BIRG: The paper affords more coverage to new CEO Francesca McDonagh's restructuring intentions. Shortly after joining the group last October she hired BCG and McKinsey to identify ways to streamline the organisation. Implementation will be on a staggered basis rather than coming on stream all at once. Some 250 middle-management roles will be eliminated as part of the process. In other news, the group has emerged as the main lender to Kilmona Holdings, one of Northern Ireland's largest property groups, after leading a refinancing of Kilmona's borrowings which were previously with US fund Jefferies LoanCore. (The Sunday Times)

AIB: Pressure is growing on the Finance Minister to declare whether or not he intends to support a plan to award share options to its senior executives as the State still owns more than 70% of the bank.

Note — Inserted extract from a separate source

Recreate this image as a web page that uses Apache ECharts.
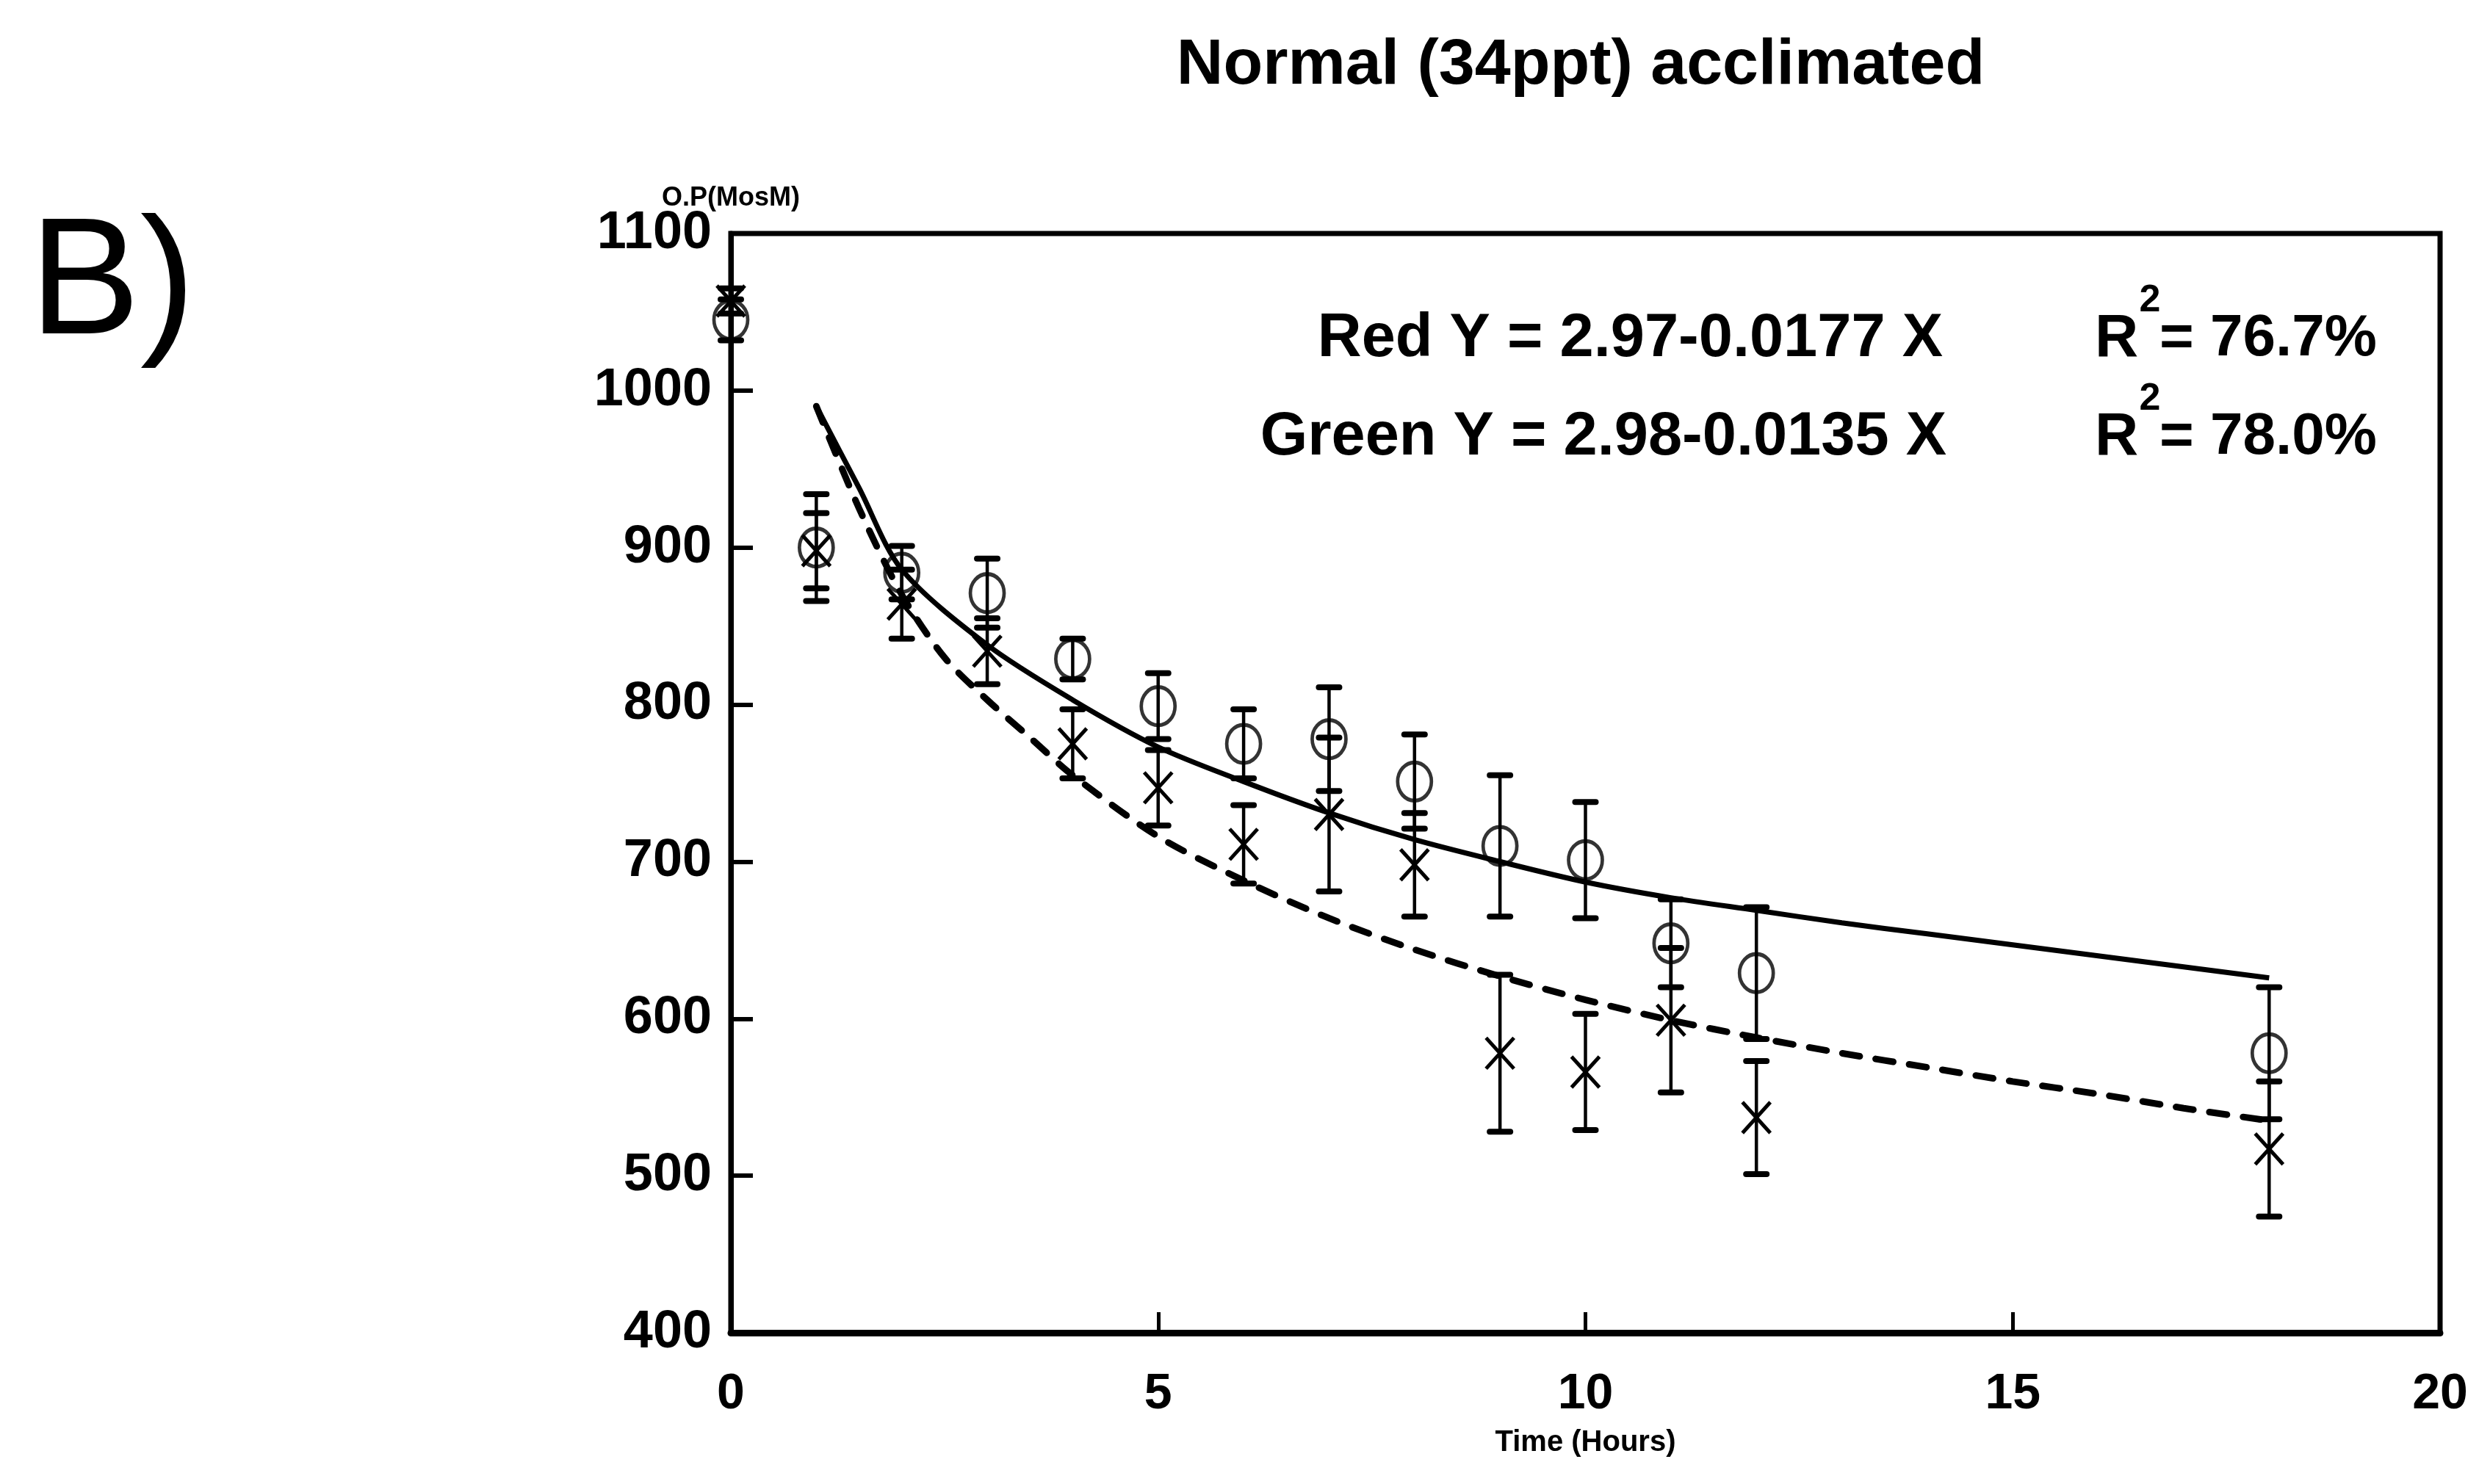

Shareholders are being asked to approve a scheme whereby key staff could be awarded deferred shares worth up to 100% of salary. The vote at the AGM in two weeks time is, however, non-binding. (The Sunday Business Post)

INM: The company is coming under increasing pressure from shareholders to deploy radical solutions to combat the falling share price. Shareholders are concerned that recent events, including the data breach and the attempt to buy Newstalk, are the drivers behind the “deeply depressed” share price. (The Sunday Business Post)

INM: An affidavit relating to a 2014 data breach and other controversies at INM receives much attention in the Irish Times. The paper quotes details of contact between key players, including the company's former chairman Leslie Buckley and its largest shareholder Denis O'Brien. Disclosures by former CEO, Robert Pitt, about the disputes with Leslie Buckley have led directly to an application that is to be mentioned on Monday (today) before the president of the High Court, Mr Justice Peter Kelly, for the appointment of inspectors to INM. (The Irish Times)

IRES: Cairn Homes looks set to secure over €100m for an apartment scheme it is looking to sell in its entirety at Hanover Quay in Dublin's Docklands. The scheme comprises 120 apartments and has attracted initial bids from IRES Reit, Patrizia Immobilien, Hines and Kennedy Wilson. Cairn Homes bought the site for €22m and expects to spend around €40m on its development. (The Sunday Independent)

Cairn/Glenveagh: A major row is brewing between the Environmental Protection Agency (EPA) and the building industry. Builders face costly ambiguity about the cost of disposal of construction waste which up to now has been specially exempted with regard to non-contaminated soil. Now builders face a basic fee of €12 per tonne to dispose of soil and up to €140 per tonne for "contaminated" soil. (The Sunday Independent)

GRN/HBRN: Facebook's negotiations to take 800,000 sq. ft of office space at AIB's Bankcentre campus, enough space for >5,000 staff, are said to be "70% complete". (The Sunday Times)

SKG: Activist fund York Capital has taken a 2.35% stake (via CFDs) in SKG. (The Sunday Times)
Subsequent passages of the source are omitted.